Bias in datasets is unavoidable: a finite database, by definition, represents only a subset of a thing that exists in the real world. Most of the information on the internet is mainly used and uploaded by relatively wealthy people. Photos on social media sites skew towards young people, and most of the text scraped to train GPT-2 was written by men. Algorithms are also biased towards learning English.

The only way to minimise these biases would be to capture data that represents the real world more accurately. This could be done, by recording candid images of people going about their lives, the way they talk, the way they write in private forums – by a level of surveillance, in other words, far beyond what many people already consider too intrusive. This means there is no clear and practical way to make a perfect dataset to ‘feed’ an AI, which in turn means there is no way to make a perfect AI.

* The face on the left is the real one.


  • 16 April 2019 at 1:26pm
    Guernican says:
    Thank you for this.

    It occurs to me that popular culture very rarely presents these things as positives. When we see robots or AI depicted on screen,they're nearly always either malfunctioning in violent ways or designed from the ground up to eviscerate us or send us to extinction. For a lazy journalist, that's the shortest synaptic connection. It's AI. It must be sinister.

    It's always struck me as interesting that the current accepted test for machine intelligence is whether or not it can sound human enough to fool a human. Were we to create a machine that could genuinely think and learn for itself, why on earth would it think like a human?

  • 16 April 2019 at 6:09pm
    Timothy Rogers says:
    Rachel Connolly’s article brings the reader back to earth in the discussion of the promise and perils of AI. On the one side we are bombarded by techno-utopians who believe in things like the “Singularity” and ”machine immortality” as a future repository of human consciousness. Some of that is just wishful thinking coupled to the natural fear of death, while the rest is hype designed to convince investors of “the next big thing” (worthy of your money). The middle ground is that we know from experience a great deal of AI is useful in circumscribed areas, and a great deal of it useless for anything other than commercial purposes, many of which are themselves entirely trivial (thus the profusion of apps to solve problems that aren't really problems, but are somehow "cute" or promise efficiency in the self-obsessed, curated life of AI and gadget lovers.)
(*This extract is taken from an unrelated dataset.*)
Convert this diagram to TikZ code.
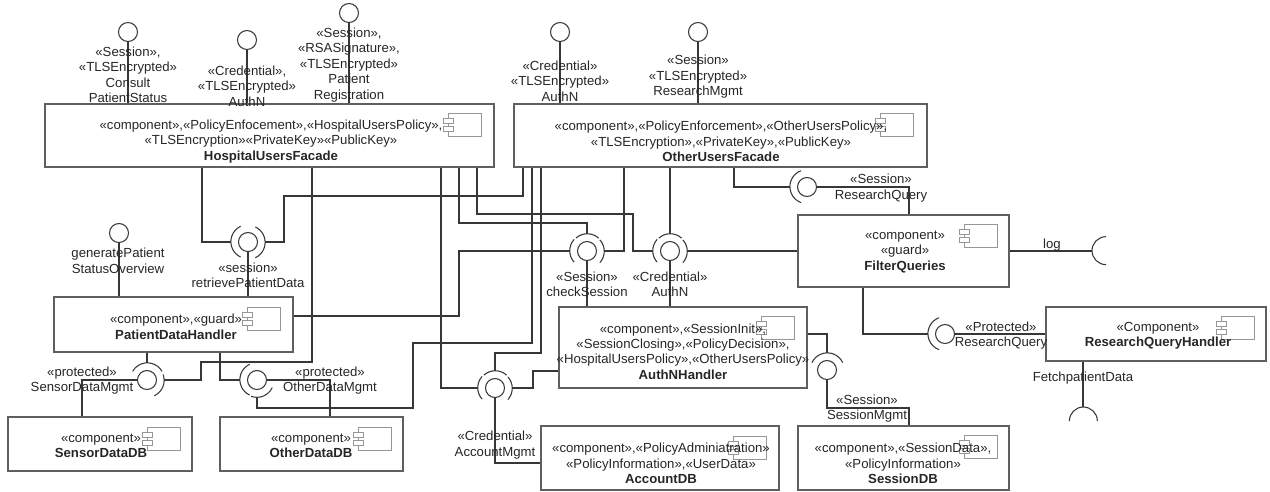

    Guernican’s comments open up an interesting question. He or she thinks that a genuinely self-instructing machine would wind up not thinking like a human. The devil is in the details here. It might be useful to think of sophisticated AI machines (and their programs) as falling in a range that encompasses the broadest possible variety of earthly organisms and the way they think (and feel). I think we now know that many mammals think like us in some respects (but without words) and share some basic feelings with us (fear, rage, and anxiety come to mind). Behavioral neuroscience depends on these likenesses across species for investigations of how psychoactive drugs work – sometimes the analogy from one species to another is good, at others disappointing (because we are still floundering in a sea of ignorance about such matters, and only making incremental and halting progress toward a better understanding of consciousness – be it that of lab rat or human). An we can see that even :lowly" arthropods can solve problems and make choices, implying "thought" of some kind (built out of sensory capacities plus memory). AI, having been created by humans, would invariably think in most respects like humans – its learning datasets are compiled by humans, the problems it solves are framed by humans, etc.; it uses two “languages” created by humans, the verbal one of everyday discourse and mathematics; and, machine logic is merely derivative of the varieties of human logic. What kind of dataset and learning instructions would be able to move it out of this orbit?